Print, word for word, every line from the beginning of the listing up to and including the line with "from matplotlib.ticker import FuncFormatter". Pictures are to be excluded.

------------------------------------------------------------------------

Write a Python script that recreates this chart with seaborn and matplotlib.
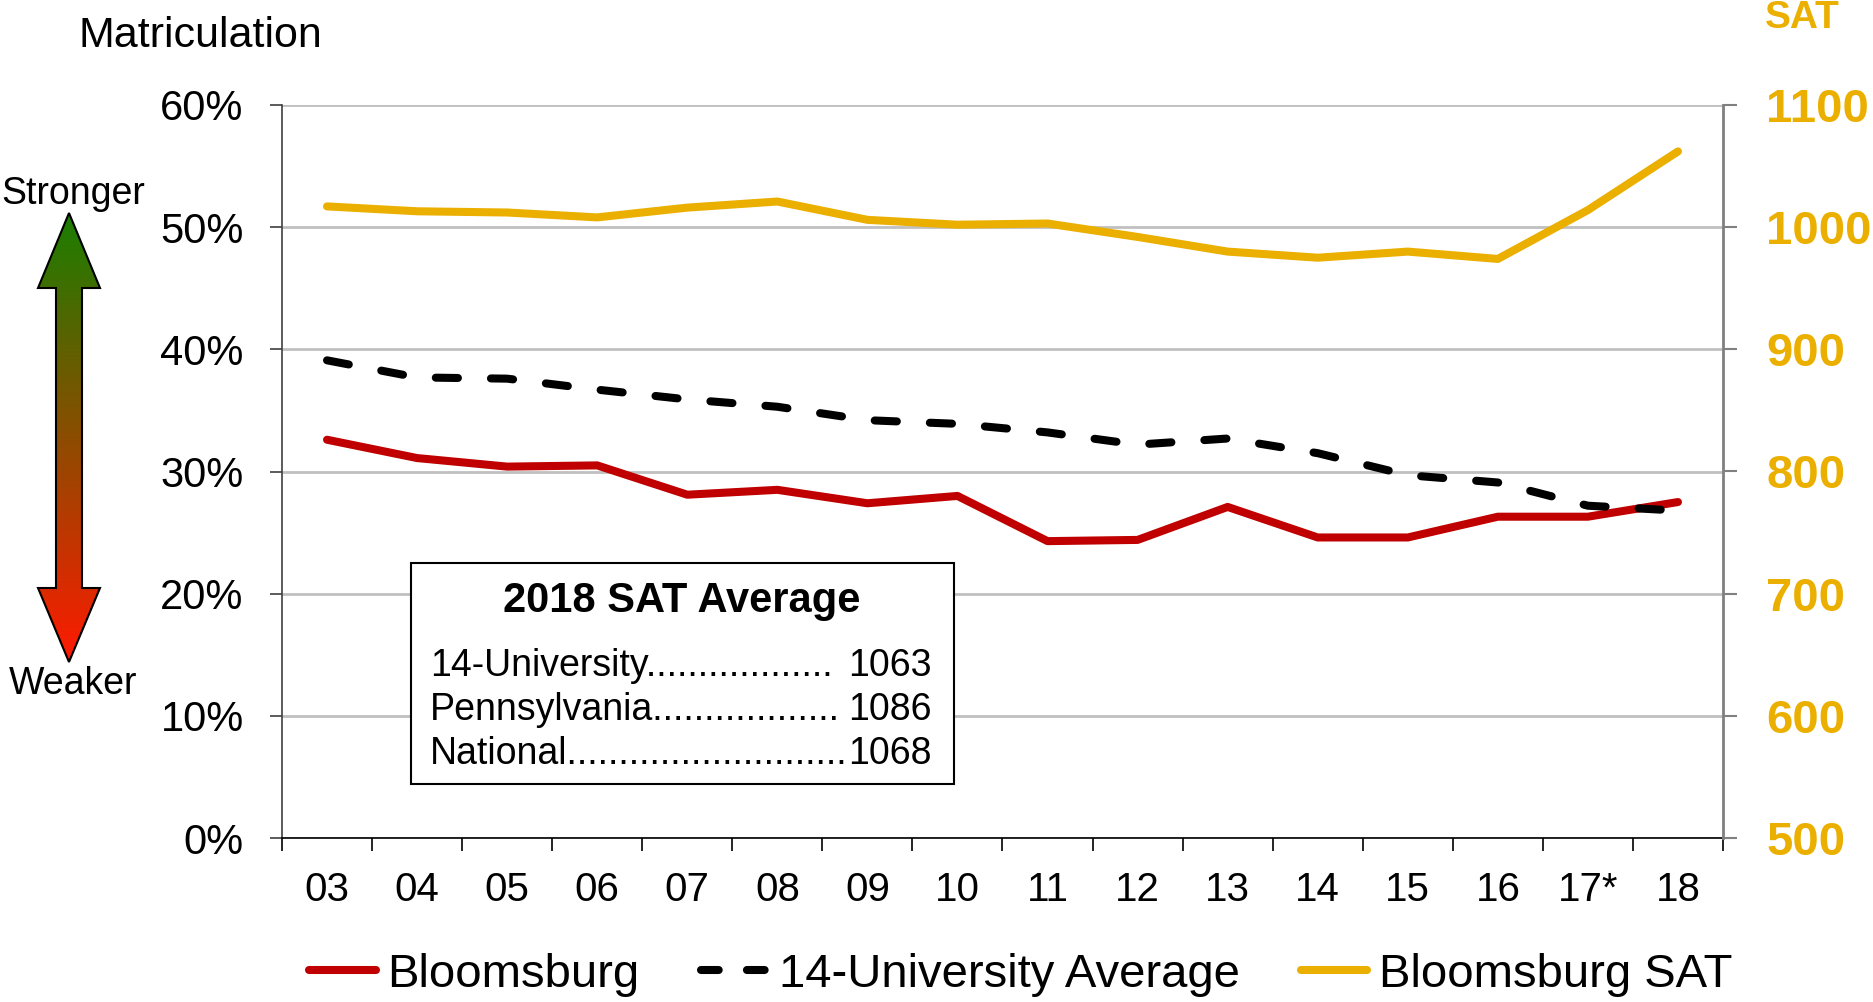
import numpy as np
import pandas as pd
import seaborn as sns
import matplotlib.pyplot as plt
from matplotlib.patches import Polygon, Rectangle
from matplotlib.lines import Line2D
from matplotlib.colors import LinearSegmentedColormap
from matplotlib.ticker import FuncFormatter

# -------------------------------
# data
years = ["03", "04", "05", "06", "07", "08", "09", "10",
         "11", "12", "13", "14", "15", "16", "17*", "18"]
bloomsburg = [32.6, 31.1, 30.4, 30.5, 28.1, 28.5, 27.4, 28.0,
              24.3, 24.4, 27.1, 24.6, 24.6, 26.3, 26.3, 27.5]
univ_avg = [39.1, 37.7, 37.6, 36.7, 35.9, 35.3, 34.2, 33.9,
            33.2, 32.2, 32.7, 31.5, 29.7, 29.1, 27.2, 26.8]
bloom_sat = [1017, 1013, 1012, 1008, 1016, 1021, 1006, 1002,
             1003, 992, 980, 975, 980, 974, 1014, 1062]

box_labels = ["14-University", "Pennsylvania", "National"]
box_dots = [18, 18, 27]
box_values = [1063, 1086, 1068]

RED = "#C00000"
GOLD = "#EBAF00"
LW = 5.8

df = pd.DataFrame({"pos": range(len(years)), "year": years,
                   "bloom": bloomsburg, "univ": univ_avg, "sat": bloom_sat})

sns.set_theme(style="white")
plt.rcParams["font.family"] = ["Liberation Sans", "DejaVu Sans"]
plt.rcParams["text.color"] = "black"
plt.rcParams["xtick.color"] = "black"
plt.rcParams["ytick.color"] = "black"
plt.rcParams["axes.labelcolor"] = "black"

W, H = 1874, 1002
fig = plt.figure(figsize=(W / 100, H / 100), dpi=100)

# plot area in pixel terms
L, R, T, B = 282, 1723, 105, 838
ax = fig.add_axes([L / W, 1 - B / H, (R - L) / W, (B - T) / H])
ax2 = ax.twinx()

# -------------------------------
# lines
sns.lineplot(data=df, x="pos", y="bloom", ax=ax, color=RED, lw=LW,
             solid_capstyle="round", zorder=3)
sns.lineplot(data=df, x="pos", y="univ", ax=ax, color="black", lw=LW,
             linestyle=(0, (2.75, 4.1)), dash_capstyle="round", zorder=3)
sns.lineplot(data=df, x="pos", y="sat", ax=ax2, color=GOLD, lw=LW,
             solid_capstyle="round")

# left axis
ax.set_xlim(-0.5, len(years) - 0.5)
ax.set_ylim(0, 60)
ax.set_yticks(range(0, 61, 10))
ax.yaxis.set_major_formatter(FuncFormatter(lambda v, p: f"{v:.0f}%"))
ax.tick_params(axis="y", length=8.6, width=1.2, color="#404040", pad=19,
               labelsize=30, left=True, labelcolor="black")
ax.yaxis.grid(True, color="#C0C0C0", lw=2)
ax.set_axisbelow(True)

ax.set_xticks(range(len(years)))
ax.set_xticklabels(years)
ax.set_xticks(np.arange(-0.5, len(years), 1), minor=True)
ax.tick_params(axis="x", which="major", length=0, pad=24, labelsize=29,
               labelcolor="black")
ax.tick_params(axis="x", which="minor", length=9, width=1.2, color="black",
               bottom=True, direction="out")
ax.set_xlabel("")
ax.set_ylabel("")

for s in ["top", "right"]:
    ax.spines[s].set_visible(False)
ax.spines["left"].set_color("#404040")
ax.spines["left"].set_linewidth(1.2)
ax.spines["bottom"].set_color("black")
ax.spines["bottom"].set_linewidth(1.2)

# right axis
ax2.set_ylim(500, 1100)
ax2.set_yticks(range(500, 1101, 100))
ax2.tick_params(axis="y", length=10, width=1.5, color="#808080", pad=21,
                labelsize=34, labelcolor=GOLD, right=True)
for lab in ax2.get_yticklabels():
    lab.set_fontweight("bold")
ax2.set_ylabel("")
for s in ["top", "left", "bottom"]:
    ax2.spines[s].set_visible(False)
ax2.spines["right"].set_color("#808080")
ax2.spines["right"].set_linewidth(2)
ax2.grid(False)

# -------------------------------
# overlay in pixel coords for arrow, titles and the text box
ov = fig.add_axes([0, 0, 1, 1], zorder=5)
ov.patch.set_alpha(0)
ov.axis("off")

cx = 69
top, hb1, hb2, bot = 213, 288, 588, 662
arrow = [(cx, top), (cx + 31, hb1), (cx + 13, hb1), (cx + 13, hb2), (cx + 31, hb2),
         (cx, bot), (cx - 31, hb2), (cx - 13, hb2), (cx - 13, hb1), (cx - 31, hb1)]
poly = Polygon(arrow, closed=True, facecolor="none", edgecolor="black", lw=1.5, zorder=3)
ov.add_patch(poly)
cmap = LinearSegmentedColormap.from_list("gr", ["#1A7F00", "#FF1A00"])
im = ov.imshow(np.linspace(0, 1, 256).reshape(-1, 1), cmap=cmap, aspect="auto",
               extent=(cx - 32, cx + 32, bot, top), zorder=2)
im.set_clip_path(poly)

ov.text(73, 204, "Stronger", fontsize=27, ha="center", va="baseline")
ov.text(73, 694, "Weaker", fontsize=27, ha="center", va="baseline")
ov.text(79, 47, "Matriculation", fontsize=31, ha="left", va="baseline")
ov.text(1802, 28, "SAT", fontsize=28, fontweight="bold", color=GOLD,
        ha="center", va="baseline")

ov.add_patch(Rectangle((411, 563), 543, 221, facecolor="white",
                       edgecolor="black", lw=1.5, zorder=3))
ov.text(682, 612, "2018 SAT Average", fontsize=30, fontweight="bold",
        ha="center", va="baseline", zorder=4)
for i, (lab, nd, val) in enumerate(zip(box_labels, box_dots, box_values)):
    y = 676 + i * 44
    ov.text(430, y, lab + "." * nd, fontsize=27, ha="left", va="baseline", zorder=4)
    ov.text(932, y, str(val), fontsize=27, ha="right", va="baseline", zorder=4)

ov.set_xlim(0, W)
ov.set_ylim(H, 0)

# -------------------------------
# legend at the bottom
handles = [
    Line2D([], [], color=RED, lw=LW, solid_capstyle="round"),
    Line2D([], [], color="black", lw=LW, linestyle=(0, (2.2, 3.5)), dash_capstyle="round"),
    Line2D([], [], color=GOLD, lw=LW, solid_capstyle="round"),
]
fig.legend(handles, ["Bloomsburg", "14-University Average", "Bloomsburg SAT"],
           loc="center", bbox_to_anchor=(1021 / W, 1 - 975 / H), ncol=3,
           frameon=False, fontsize=34, handlelength=1.4, handletextpad=0.25,
           columnspacing=1.3)

fig.savefig("out.png", dpi=100)
plt.close()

------------------------------------------------------------------------

Correct output
Write a Python script that recreates this chart with seaborn and matplotlib.
import numpy as np
import pandas as pd
import seaborn as sns
import matplotlib.pyplot as plt
from matplotlib.patches import Polygon, Rectangle
from matplotlib.lines import Line2D
from matplotlib.colors import LinearSegmentedColormap
from matplotlib.ticker import FuncFormatter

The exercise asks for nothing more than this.